Digital Video for the Next Millennium


This publication is copyright 1999 by the Video Development Initiative (ViDe). The document may not be reproduced, in whole or in part, without written permission from ViDe, except that a single copy for personal use may be printed by the reader. Please direct all comments to the author of this white paper.

   


Section Two: Video Encoding Standards
MPEG-1 (ISO/IEC 11172)

The first digital video and audio encoding standard, MPEG-1, was adopted as an international standard in 1992 to provide digital video at bit rates up to 1.5 Mb/sec. (The standard actually scales higher than 1.5 Mb, but 1.5 Mb is the accepted "sweet spot" for MPEG-1.) The impetus for the standard was to provide encoding and playback of VHS-quality digital video for CD-ROM playback. MPEG-1 is a progressive video sequence encoding standard. The standard implementation for MPEG-1 (known as "constrained bit stream") supports 352 pixels x 240 lines/sec at 30 frames/sec and requires 1.5 Mbit/sec bandwidth for transport. MPEG-1 compression relies on the considerable redundancy of information within and between frames to compress a video object without significantly compromising the integrity of the information it contains.

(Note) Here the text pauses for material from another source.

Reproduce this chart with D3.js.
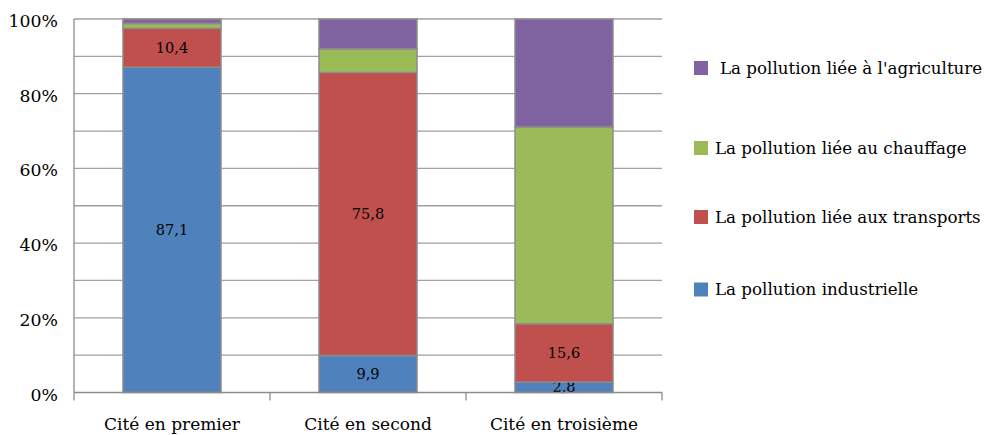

Video contains spatial, spectral and temporal redundancies, which may be compressed without significant sacrifice in meaning. The encoding techniques in MPEG-1 involve compression based on statistical redundancies in temporal and spatial directions. Spatial redundancy is based on the similarity in color values shared by adjacent pixels. A red sweater in a video frame will generally possess a uniform color value, with little or no perceptual variation from one pixel to the next. MPEG-1 employs intraframe spatial compression on redundant color values using DCT (discrete cosine transform).

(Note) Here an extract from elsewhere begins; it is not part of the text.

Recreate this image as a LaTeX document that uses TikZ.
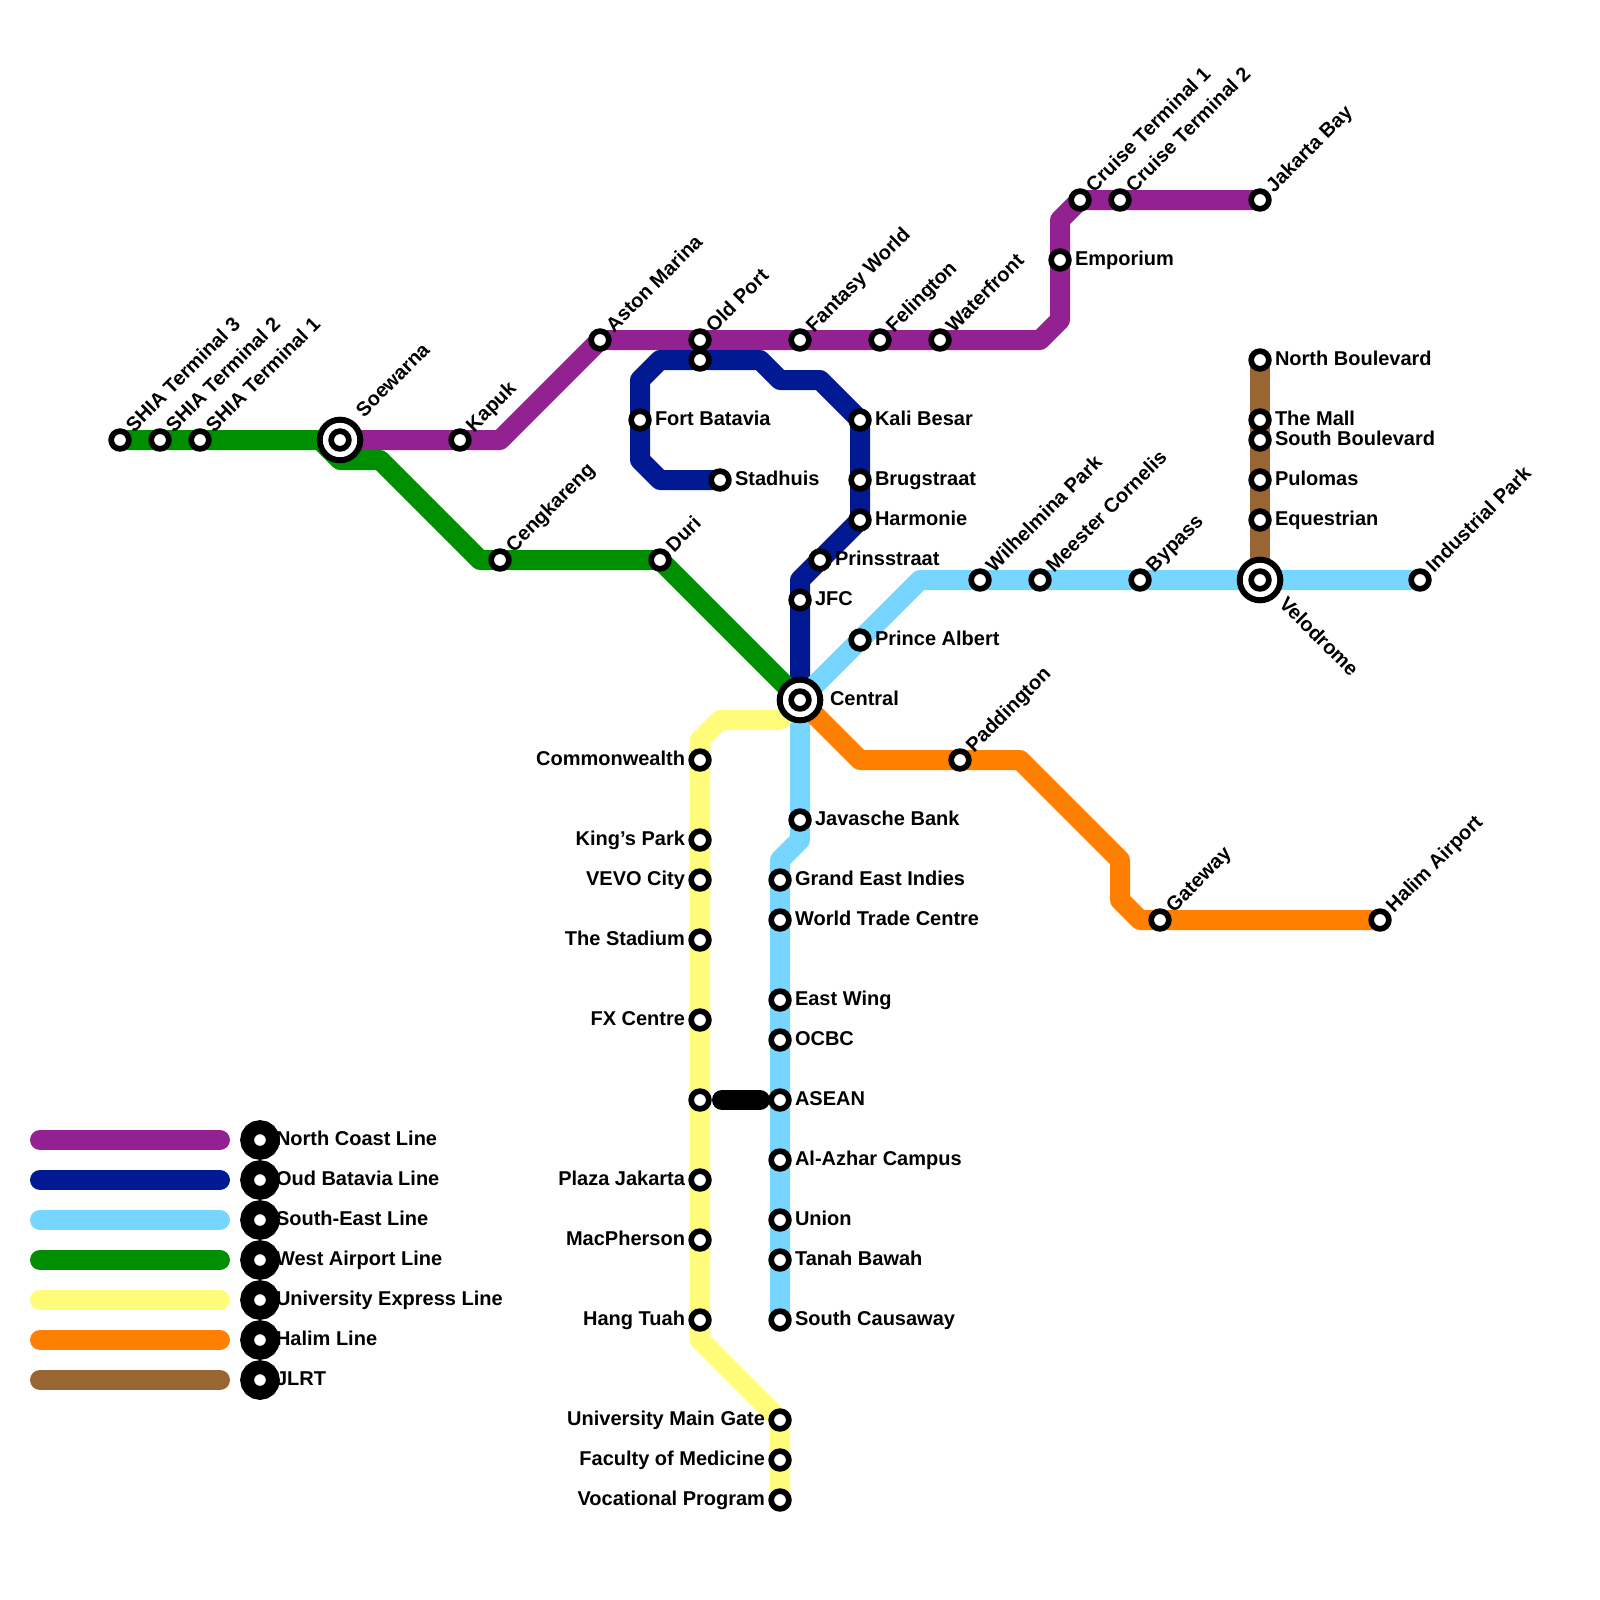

Spectral redundancy in video is the similarity between color spectra or "brightness." MPEG-1 operates in the YUB color space. RGB data is converted to YUB. 24-bit RGB is subsampled at 4:2:0 YCrCB, where Y = luminance (brightness) and CrCB = Crominance (color difference). The human eye distinguishes difference in brightness more readily than difference in pure color value.

Temporal redundancy is the sameness in temporal motion between video frames. If frames were not redundant, there would be no perception of smooth, realistic motion in video. MPEG-1 relies on prediction--more precisely, motion-compensated prediction--for temporal compression between frames. MPEG-1 utilizes three frames to create temporal compression-I-Frames, B-frames and P-frames. An I-frame is an intra-coded frame, a single image heading a sequence, with no reference to past or future frames. MPEG-1 compresses only within the frame with no reference to previous or subsequent frames. P-frames are forward-predicted frames, encoded with reference to a past I- or P-frame, with pointers to information in a past frame. B-frames are encoded with reference to a past reference frame, a future reference frame or both. The motion vectors employed may be forward, backward, or both. B-frames are also sometimes known as digital video "spackle."

The MPEG-1 coding standard is a generic standard, intended to be independent of a specific application, serving as a toolbox to be adapted to different applications and their associated hardware and software.